- Exercise aim: With the pictures left out, copy the listing below exactly.

───

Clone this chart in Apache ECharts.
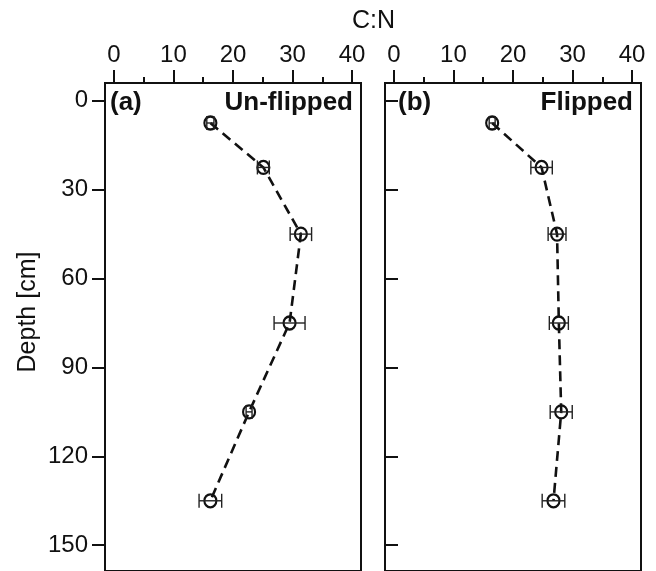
<!DOCTYPE html>
<html>
<head>
<meta charset="utf-8">
<script src="https://cdn.jsdelivr.net/npm/echarts@6/dist/echarts.min.js"></script>
<style>
  html, body { margin: 0; padding: 0; background: #fff; }
  #chart { width: 656px; height: 571px; }
</style>
</head>
<body>
<div id="chart"></div>
<script>
// Soil depth profiles of C:N ratio (mean ± error), un-flipped vs flipped plots
const depths = [7.5, 22.5, 45, 75, 105, 135];
const cnUnflipped = [16.2, 25.1, 31.4, 29.5, 22.7, 16.2];
const errUnflipped = [0.6, 1.0, 1.8, 2.6, 0.5, 1.9];
const cnFlipped = [16.5, 24.8, 27.4, 27.7, 28.1, 26.8];
const errFlipped = [0.5, 1.8, 1.5, 1.6, 1.85, 1.9];

const xTicks = [0, 10, 20, 30, 40];
const xMinorTicks = [5, 15, 25, 35];
const depthTicks = [0, 30, 60, 90, 120, 150];

const FONT = 'Liberation Sans, Arial, Helvetica, sans-serif';
const INK = '#111';

const chart = echarts.init(document.getElementById('chart'), null, { renderer: 'canvas' });

function majorX(gridIndex) {
  return {
    type: 'value', gridIndex, position: 'top', min: -1.5, max: 41.5,
    axisLine: { show: true, onZero: false, lineStyle: { color: INK, width: 2 } },
    axisTick: { show: true, customValues: xTicks, length: 13, inside: false, lineStyle: { color: INK, width: 2 } },
    axisLabel: { show: true, customValues: xTicks, margin: 16, fontSize: 24, fontFamily: FONT, color: INK },
    splitLine: { show: false }
  };
}
function minorX(gridIndex) {
  return {
    type: 'value', gridIndex, position: 'top', min: -1.5, max: 41.5,
    axisLine: { show: false, onZero: false },
    axisTick: { show: true, customValues: xMinorTicks, length: 6, inside: false, lineStyle: { color: INK, width: 2 } },
    axisLabel: { show: false },
    splitLine: { show: false }
  };
}
function depthAxis(gridIndex, showLabels) {
  return {
    type: 'value', gridIndex, inverse: true, min: -6, max: 158.7,
    axisLine: { show: true, onZero: false, lineStyle: { color: INK, width: 2 } },
    axisTick: { show: true, customValues: depthTicks, length: 13, inside: !showLabels, lineStyle: { color: INK, width: 2 } },
    axisLabel: { show: showLabels, customValues: depthTicks, margin: 17, fontSize: 24, fontFamily: FONT, color: INK },
    splitLine: { show: false }
  };
}

function profileSeries(cn, xAxisIndex, yAxisIndex) {
  return {
    type: 'line', xAxisIndex, yAxisIndex,
    data: depths.map((d, i) => [cn[i], d]),
    symbol: 'circle', symbolSize: [12, 13],
    itemStyle: { color: 'rgba(0,0,0,0)', borderColor: INK, borderWidth: 2.2 },
    lineStyle: { color: INK, width: 2.6, type: [10, 6] },
    z: 3, animation: false, silent: true
  };
}

function errorSeries(cn, err, xAxisIndex, yAxisIndex) {
  return {
    type: 'custom', xAxisIndex, yAxisIndex,
    data: depths.map((d, i) => [cn[i], d, cn[i] - err[i], cn[i] + err[i]]),
    encode: { x: 0, y: 1 },
    renderItem: function (params, api) {
      const y = api.value(1);
      const lo = api.coord([api.value(2), y]);
      const hi = api.coord([api.value(3), y]);
      const h = 7;
      const st = { stroke: '#222', lineWidth: 1.4 };
      return {
        type: 'group',
        children: [
          { type: 'line', shape: { x1: lo[0], y1: lo[1], x2: hi[0], y2: hi[1] }, style: st },
          { type: 'line', shape: { x1: lo[0], y1: lo[1] - h, x2: lo[0], y2: lo[1] + h }, style: st },
          { type: 'line', shape: { x1: hi[0], y1: hi[1] - h, x2: hi[0], y2: hi[1] + h }, style: st }
        ]
      };
    },
    z: 4, animation: false, silent: true
  };
}

const option = {
  backgroundColor: '#fff',
  animation: false,
  grid: [
    { left: 105, top: 83, width: 256, height: 497, show: true, borderColor: INK, borderWidth: 2, backgroundColor: 'transparent' },
    { left: 385, top: 83, width: 256, height: 497, show: true, borderColor: INK, borderWidth: 2, backgroundColor: 'transparent' }
  ],
  xAxis: [majorX(0), minorX(0), majorX(1), minorX(1)],
  yAxis: [depthAxis(0, true), depthAxis(1, false)],
  series: [
    profileSeries(cnUnflipped, 0, 0),
    errorSeries(cnUnflipped, errUnflipped, 0, 0),
    profileSeries(cnFlipped, 2, 1),
    errorSeries(cnFlipped, errFlipped, 2, 1)
  ],
  graphic: [
    { type: 'text', x: 373.5, y: 21, style: { text: 'C:N', font: '25px ' + FONT, fill: INK, align: 'center', verticalAlign: 'middle' } },
    { type: 'text', x: 28, y: 312, rotation: Math.PI / 2,
      style: { text: 'Depth [cm]', font: '25px ' + FONT, fill: INK, align: 'center', verticalAlign: 'middle' } },
    { type: 'text', x: 110, y: 103, style: { text: '(a)', font: 'bold 26px ' + FONT, fill: INK, align: 'left', verticalAlign: 'middle' } },
    { type: 'text', x: 353, y: 103, style: { text: 'Un-flipped', font: 'bold 26px ' + FONT, fill: INK, align: 'right', verticalAlign: 'middle' } },
    { type: 'text', x: 398, y: 103, style: { text: '(b)', font: 'bold 26px ' + FONT, fill: INK, align: 'left', verticalAlign: 'middle' } },
    { type: 'text', x: 633, y: 103, style: { text: 'Flipped', font: 'bold 26px ' + FONT, fill: INK, align: 'right', verticalAlign: 'middle' } }
  ]
};

chart.setOption(option);
</script>
</body>
</html>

───

- Finished answer:
Clone this chart in Apache ECharts.
<!DOCTYPE html>
<html>
<head>
<meta charset="utf-8">
<script src="https://cdn.jsdelivr.net/npm/echarts@6/dist/echarts.min.js"></script>
<style>
  html, body { margin: 0; padding: 0; background: #fff; }
  #chart { width: 656px; height: 571px; }
</style>
</head>
<body>
<div id="chart"></div>
<script>
// Soil depth profiles of C:N ratio (mean ± error), un-flipped vs flipped plots
const depths = [7.5, 22.5, 45, 75, 105, 135];
const cnUnflipped = [16.2, 25.1, 31.4, 29.5, 22.7, 16.2];
const errUnflipped = [0.6, 1.0, 1.8, 2.6, 0.5, 1.9];
const cnFlipped = [16.5, 24.8, 27.4, 27.7, 28.1, 26.8];
const errFlipped = [0.5, 1.8, 1.5, 1.6, 1.85, 1.9];

const xTicks = [0, 10, 20, 30, 40];
const xMinorTicks = [5, 15, 25, 35];
const depthTicks = [0, 30, 60, 90, 120, 150];

const FONT = 'Liberation Sans, Arial, Helvetica, sans-serif';
const INK = '#111';

const chart = echarts.init(document.getElementById('chart'), null, { renderer: 'canvas' });

function majorX(gridIndex) {
  return {
    type: 'value', gridIndex, position: 'top', min: -1.5, max: 41.5,
    axisLine: { show: true, onZero: false, lineStyle: { color: INK, width: 2 } },
    axisTick: { show: true, customValues: xTicks, length: 13, inside: false, lineStyle: { color: INK, width: 2 } },
    axisLabel: { show: true, customValues: xTicks, margin: 16, fontSize: 24, fontFamily: FONT, color: INK },
    splitLine: { show: false }
  };
}
function minorX(gridIndex) {
  return {
    type: 'value', gridIndex, position: 'top', min: -1.5, max: 41.5,
    axisLine: { show: false, onZero: false },
    axisTick: { show: true, customValues: xMinorTicks, length: 6, inside: false, lineStyle: { color: INK, width: 2 } },
    axisLabel: { show: false },
    splitLine: { show: false }
  };
}
function depthAxis(gridIndex, showLabels) {
  return {
    type: 'value', gridIndex, inverse: true, min: -6, max: 158.7,
    axisLine: { show: true, onZero: false, lineStyle: { color: INK, width: 2 } },
    axisTick: { show: true, customValues: depthTicks, length: 13, inside: !showLabels, lineStyle: { color: INK, width: 2 } },
    axisLabel: { show: showLabels, customValues: depthTicks, margin: 17, fontSize: 24, fontFamily: FONT, color: INK },
    splitLine: { show: false }
  };
}

function profileSeries(cn, xAxisIndex, yAxisIndex) {
  return {
    type: 'line', xAxisIndex, yAxisIndex,
    data: depths.map((d, i) => [cn[i], d]),
    symbol: 'circle', symbolSize: [12, 13],
    itemStyle: { color: 'rgba(0,0,0,0)', borderColor: INK, borderWidth: 2.2 },
    lineStyle: { color: INK, width: 2.6, type: [10, 6] },
    z: 3, animation: false, silent: true
  };
}

function errorSeries(cn, err, xAxisIndex, yAxisIndex) {
  return {
    type: 'custom', xAxisIndex, yAxisIndex,
    data: depths.map((d, i) => [cn[i], d, cn[i] - err[i], cn[i] + err[i]]),
    encode: { x: 0, y: 1 },
    renderItem: function (params, api) {
      const y = api.value(1);
      const lo = api.coord([api.value(2), y]);
      const hi = api.coord([api.value(3), y]);
      const h = 7;
      const st = { stroke: '#222', lineWidth: 1.4 };
      return {
        type: 'group',
        children: [
          { type: 'line', shape: { x1: lo[0], y1: lo[1], x2: hi[0], y2: hi[1] }, style: st },
          { type: 'line', shape: { x1: lo[0], y1: lo[1] - h, x2: lo[0], y2: lo[1] + h }, style: st },
          { type: 'line', shape: { x1: hi[0], y1: hi[1] - h, x2: hi[0], y2: hi[1] + h }, style: st }
        ]
      };
    },
    z: 4, animation: false, silent: true
  };
}

const option = {
  backgroundColor: '#fff',
  animation: false,
  grid: [
    { left: 105, top: 83, width: 256, height: 497, show: true, borderColor: INK, borderWidth: 2, backgroundColor: 'transparent' },
    { left: 385, top: 83, width: 256, height: 497, show: true, borderColor: INK, borderWidth: 2, backgroundColor: 'transparent' }
  ],
  xAxis: [majorX(0), minorX(0), majorX(1), minorX(1)],
  yAxis: [depthAxis(0, true), depthAxis(1, false)],
  series: [
    profileSeries(cnUnflipped, 0, 0),
    errorSeries(cnUnflipped, errUnflipped, 0, 0),
    profileSeries(cnFlipped, 2, 1),
    errorSeries(cnFlipped, errFlipped, 2, 1)
  ],
  graphic: [
    { type: 'text', x: 373.5, y: 21, style: { text: 'C:N', font: '25px ' + FONT, fill: INK, align: 'center', verticalAlign: 'middle' } },
    { type: 'text', x: 28, y: 312, rotation: Math.PI / 2,
      style: { text: 'Depth [cm]', font: '25px ' + FONT, fill: INK, align: 'center', verticalAlign: 'middle' } },
    { type: 'text', x: 110, y: 103, style: { text: '(a)', font: 'bold 26px ' + FONT, fill: INK, align: 'left', verticalAlign: 'middle' } },
    { type: 'text', x: 353, y: 103, style: { text: 'Un-flipped', font: 'bold 26px ' + FONT, fill: INK, align: 'right', verticalAlign: 'middle' } },
    { type: 'text', x: 398, y: 103, style: { text: '(b)', font: 'bold 26px ' + FONT, fill: INK, align: 'left', verticalAlign: 'middle' } },
    { type: 'text', x: 633, y: 103, style: { text: 'Flipped', font: 'bold 26px ' + FONT, fill: INK, align: 'right', verticalAlign: 'middle' } }
  ]
};

chart.setOption(option);
</script>
</body>
</html>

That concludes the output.